▶ _WORK INSTRUCTIONS_
In the entries below, find the lines that contain the word "document" and copy them.
start
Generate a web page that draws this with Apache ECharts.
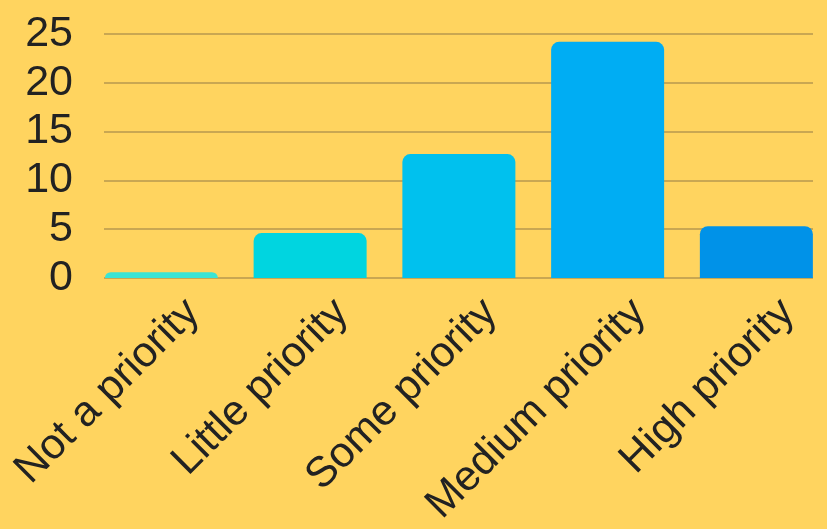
<!DOCTYPE html>
<html><head><meta charset="utf-8">
<script src="https://cdn.jsdelivr.net/npm/echarts@6/dist/echarts.min.js"></script>
<style>html,body{margin:0;padding:0;background:#FFD45F;overflow:hidden}#c{width:900px;height:529px}</style>
</head><body><div id="c"></div>
<script>
const categories = ['Not a priority', 'Little priority', 'Some priority', 'Medium priority', 'High priority'];
const values = [0.6, 4.6, 12.7, 24.2, 5.3];
const barColors = ['#3BE4D4', '#00D5E0', '#00C1EE', '#00ADF3', '#0092E8'];
const yTicks = { min: 0, max: 25, interval: 5 };

(function () {
const chart = echarts.init(document.getElementById('c'), null, { renderer: 'canvas' });
const font = 'Liberation Sans, Arial, sans-serif';
const gTop = 34, gBottom = 529 - 278;
chart.setOption({
  backgroundColor: '#FFD45F',
  animation: false,
  grid: [
    { left: 104, width: 709, top: gTop, bottom: gBottom },
    { left: 87, width: 743.75, top: gTop, bottom: gBottom },
    { left: 118.5, width: 743.75, top: gTop, bottom: gBottom }
  ],
  xAxis: [
    { gridIndex: 0, type: 'category', data: categories, axisLine: { show: false }, axisTick: { show: false }, axisLabel: { show: false } },
    { gridIndex: 1, type: 'category', data: categories, axisLine: { show: false }, axisTick: { show: false }, axisLabel: { show: false } },
    { gridIndex: 2, type: 'category', data: categories, axisLine: { show: false }, axisTick: { show: false },
      axisLabel: { show: true, rotate: 45, interval: 0, margin: 35, fontSize: 42.5, color: '#222', fontFamily: font } }
  ],
  yAxis: [
    { gridIndex: 0, type: 'value', min: yTicks.min, max: yTicks.max, interval: yTicks.interval,
      axisLine: { show: false }, axisTick: { show: false },
      axisLabel: { fontSize: 43, color: '#222', fontFamily: font, margin: 31 },
      splitLine: { lineStyle: { color: '#C9A752', width: 2 } } },
    { gridIndex: 1, type: 'value', min: yTicks.min, max: yTicks.max, interval: yTicks.interval, show: false },
    { gridIndex: 2, type: 'value', min: yTicks.min, max: yTicks.max, interval: yTicks.interval, show: false }
  ],
  series: [{
    type: 'bar', xAxisIndex: 1, yAxisIndex: 1,
    barWidth: 113,
    data: values.map((v, i) => ({ value: v, itemStyle: { color: barColors[i], borderRadius: [8, 8, 0, 0] } }))
  }]
});
})();
</script></body></html>
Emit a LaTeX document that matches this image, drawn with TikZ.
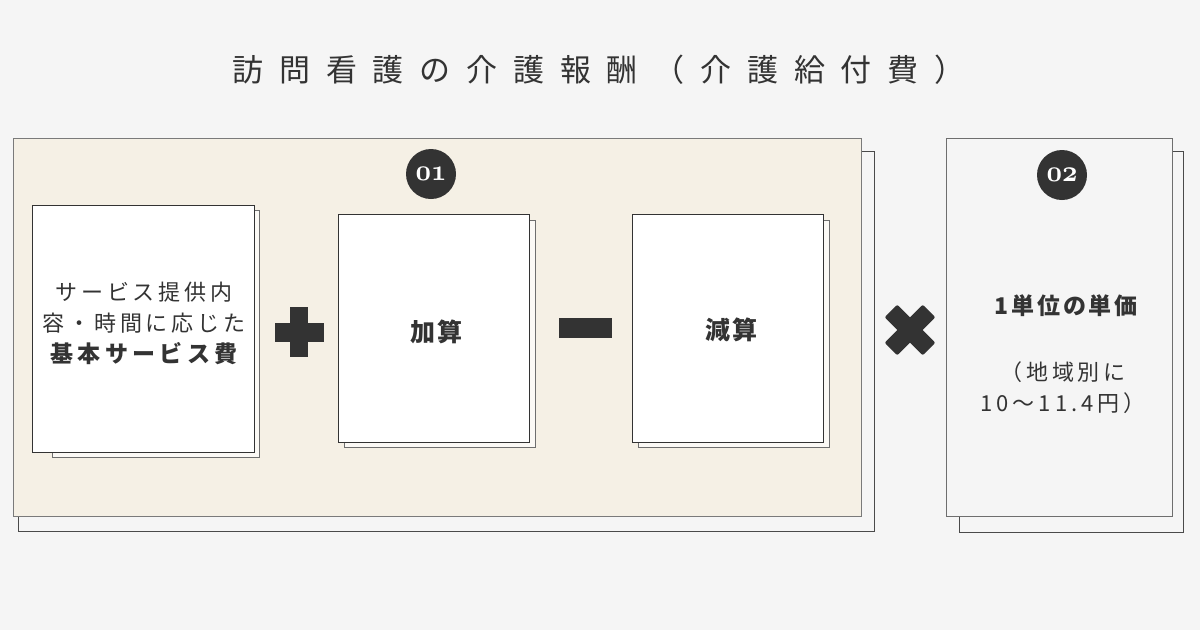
end
▶ _REPLY TO THE EXERCISE_
const chart = echarts.init(document.getElementById('c'), null, { renderer: 'canvas' });
Emit a LaTeX document that matches this image, drawn with TikZ.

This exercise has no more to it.